**What to do**
Quote word for word the lines below, beginning with the first and ending with the one that has "const toXY = (fs: number[], vs: number[])". Drop the pictures.
+ + +
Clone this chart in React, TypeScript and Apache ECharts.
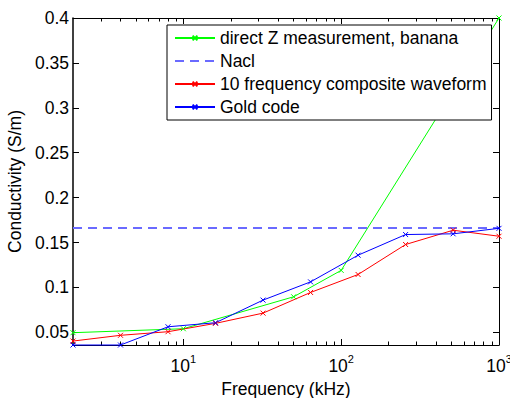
import React, { useEffect, useRef } from 'react';
import * as echarts from 'echarts';

const seriesNames = [
  'direct Z measurement, banana',
  'Nacl',
  '10 frequency composite waveform',
  'Gold code',
];
const bananaFreqs = [2, 10, 50, 100, 1000];
const bananaValues = [0.0496, 0.054, 0.0896, 0.119, 0.4];
const naclFreqs = [2, 1000];
const naclValues = [0.1662, 0.1662];
const freqs = [2, 4, 8, 16, 32, 64, 128, 256, 512, 1000];
const compositeValues = [0.0403, 0.0467, 0.0507, 0.06, 0.0714, 0.0944, 0.1144, 0.1478, 0.1637, 0.157];
const goldValues = [0.0359, 0.0359, 0.0562, 0.0607, 0.0859, 0.1062, 0.1359, 0.1589, 0.1597, 0.1658];
const yTicks = [0.05, 0.1, 0.15, 0.2, 0.25, 0.3, 0.35, 0.4];
const yTickLabels = ['0.05', '0.1', '0.15', '0.2', '0.25', '0.3', '0.35', '0.4'];
const xMajorExponents = [1, 2, 3];
const xMinorFreqs = [3, 4, 5, 6, 7, 8, 9, 20, 30, 40, 50, 60, 70, 80, 90, 200, 300, 400, 500, 600, 700, 800, 900];
const xMin = 2;
const xMax = 1000;
const yMin = 0.0359;
const yMax = 0.4;

const FONT = '"Liberation Sans", Arial, sans-serif';
const CROSS = 'path://M0,0L10,10M0,10L10,0';

const toXY = (fs: number[], vs: number[]) => fs.map((f, i) => [Math.log10(f), vs[i]]);

export default function App() {
  const ref = useRef<HTMLDivElement>(null);
  useEffect(() => {
    if (!ref.current) return;
    const chart = echarts.init(ref.current, undefined, { renderer: 'svg' });
    const lx0 = Math.log10(xMin);
    const lx1 = Math.log10(xMax);
    const minorLog = xMinorFreqs.map((f) => Math.log10(f));
    const baseX = { type: 'value', min: lx0, max: lx1, gridIndex: 0, splitLine: { show: false } };
    const mkSeries = (name: string, color: string, data: number[][], dashed = false, marker = true) => ({
      name,
      type: 'line',
      data,
      xAxisIndex: 0,
      yAxisIndex: 0,
      clip: false,
      symbol: CROSS,
      symbolSize: 5,
      showSymbol: marker,
      lineStyle: { color, width: dashed ? 2 : 1, type: dashed ? [9, 6] : 'solid' },
      itemStyle: { color, borderColor: color, borderWidth: 1 },
      emphasis: { disabled: true },
      z: 2,
    });
    chart.setOption({
      animation: false,
      grid: { left: 73, right: 11, top: 18, bottom: 53, show: false, containLabel: false, outerBoundsMode: 'none' },
      legend: {
        orient: 'vertical',
        left: 167,
        top: 25,
        backgroundColor: '#fff',
        borderColor: '#000',
        borderWidth: 1,
        padding: [3, 5, 3, 7],
        itemWidth: 40,
        itemHeight: 6,
        itemGap: 3,
        selectedMode: false,
        textStyle: { fontSize: 17.5, fontFamily: FONT, color: '#000', lineHeight: 20 },
        data: [
          seriesNames[0],
          { name: seriesNames[1], itemStyle: { opacity: 0 } },
          seriesNames[2],
          seriesNames[3],
        ],
      },
      xAxis: [
        {
          ...baseX,
          position: 'bottom',
          name: 'Frequency (kHz)',
          nameLocation: 'middle',
          nameGap: 29,
          nameTextStyle: { fontSize: 17.5, fontFamily: FONT, color: '#000' },
          axisLine: { show: true, lineStyle: { color: '#000', width: 1 } },
          axisTick: { show: true, inside: true, length: 6, customValues: xMajorExponents, lineStyle: { color: '#000' } },
          axisLabel: {
            show: true,
            margin: 8,
            customValues: xMajorExponents,
            formatter: (v: number) => `{b|10}{s|${Math.round(v)}}`,
            rich: {
              b: { fontSize: 17.5, fontFamily: FONT, color: '#000', lineHeight: 22, verticalAlign: 'bottom' },
              s: { fontSize: 11, fontFamily: FONT, color: '#000', lineHeight: 11, verticalAlign: 'top' },
            },
          },
        },
        {
          ...baseX,
          position: 'bottom',
          axisLine: { show: false },
          axisTick: { show: true, inside: true, length: 3.5, customValues: minorLog, lineStyle: { color: '#000' } },
          axisLabel: { show: false },
        },
        {
          ...baseX,
          position: 'top',
          axisLine: { show: true, lineStyle: { color: '#000', width: 1 } },
          axisTick: { show: true, inside: true, length: 6, customValues: xMajorExponents, lineStyle: { color: '#000' } },
          axisLabel: { show: false },
        },
        {
          ...baseX,
          position: 'top',
          axisLine: { show: false },
          axisTick: { show: true, inside: true, length: 3.5, customValues: minorLog, lineStyle: { color: '#000' } },
          axisLabel: { show: false },
        },
      ],
      yAxis: [
        {
          type: 'value',
          min: yMin,
          max: yMax,
          position: 'left',
          splitLine: { show: false },
          name: 'Conductivity (S/m)',
          nameLocation: 'middle',
          nameGap: 45,
          nameTextStyle: { fontSize: 17.5, fontFamily: FONT, color: '#000' },
          axisLine: { show: true, lineStyle: { color: '#000', width: 1.5 } },
          axisTick: { show: true, inside: true, length: 6, customValues: yTicks, lineStyle: { color: '#000' } },
          axisLabel: {
            show: true,
            margin: 4,
            customValues: yTicks,
            fontSize: 17.5,
            fontFamily: FONT,
            color: '#000',
            formatter: (v: number) => {
              const i = yTicks.findIndex((t) => Math.abs(t - v) < 1e-9);
              return i >= 0 ? yTickLabels[i] : '';
            },
          },
        },
        {
          type: 'value',
          min: yMin,
          max: yMax,
          position: 'right',
          splitLine: { show: false },
          axisLine: { show: true, lineStyle: { color: '#000', width: 1 } },
          axisTick: { show: true, inside: true, length: 6, customValues: yTicks, lineStyle: { color: '#000' } },
          axisLabel: { show: false },
        },
      ],
      series: [
        mkSeries(seriesNames[0], '#00ff00', toXY(bananaFreqs, bananaValues)),
        mkSeries(seriesNames[1], '#6a6aff', toXY(naclFreqs, naclValues), true, false),
        mkSeries(seriesNames[2], '#ff0000', toXY(freqs, compositeValues)),
        mkSeries(seriesNames[3], '#0000ff', toXY(freqs, goldValues)),
      ],
    });
    return () => chart.dispose();
  }, []);
  return <div ref={ref} style={{ width: 510, height: 398, position: 'absolute', left: 0, top: 0, background: '#fff' }} />;
}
+ + +
**Answer to this task**
Clone this chart in React, TypeScript and Apache ECharts.
import React, { useEffect, useRef } from 'react';
import * as echarts from 'echarts';

const seriesNames = [
  'direct Z measurement, banana',
  'Nacl',
  '10 frequency composite waveform',
  'Gold code',
];
const bananaFreqs = [2, 10, 50, 100, 1000];
const bananaValues = [0.0496, 0.054, 0.0896, 0.119, 0.4];
const naclFreqs = [2, 1000];
const naclValues = [0.1662, 0.1662];
const freqs = [2, 4, 8, 16, 32, 64, 128, 256, 512, 1000];
const compositeValues = [0.0403, 0.0467, 0.0507, 0.06, 0.0714, 0.0944, 0.1144, 0.1478, 0.1637, 0.157];
const goldValues = [0.0359, 0.0359, 0.0562, 0.0607, 0.0859, 0.1062, 0.1359, 0.1589, 0.1597, 0.1658];
const yTicks = [0.05, 0.1, 0.15, 0.2, 0.25, 0.3, 0.35, 0.4];
const yTickLabels = ['0.05', '0.1', '0.15', '0.2', '0.25', '0.3', '0.35', '0.4'];
const xMajorExponents = [1, 2, 3];
const xMinorFreqs = [3, 4, 5, 6, 7, 8, 9, 20, 30, 40, 50, 60, 70, 80, 90, 200, 300, 400, 500, 600, 700, 800, 900];
const xMin = 2;
const xMax = 1000;
const yMin = 0.0359;
const yMax = 0.4;

const FONT = '"Liberation Sans", Arial, sans-serif';
const CROSS = 'path://M0,0L10,10M0,10L10,0';

const toXY = (fs: number[], vs: number[]) => fs.map((f, i) => [Math.log10(f), vs[i]]);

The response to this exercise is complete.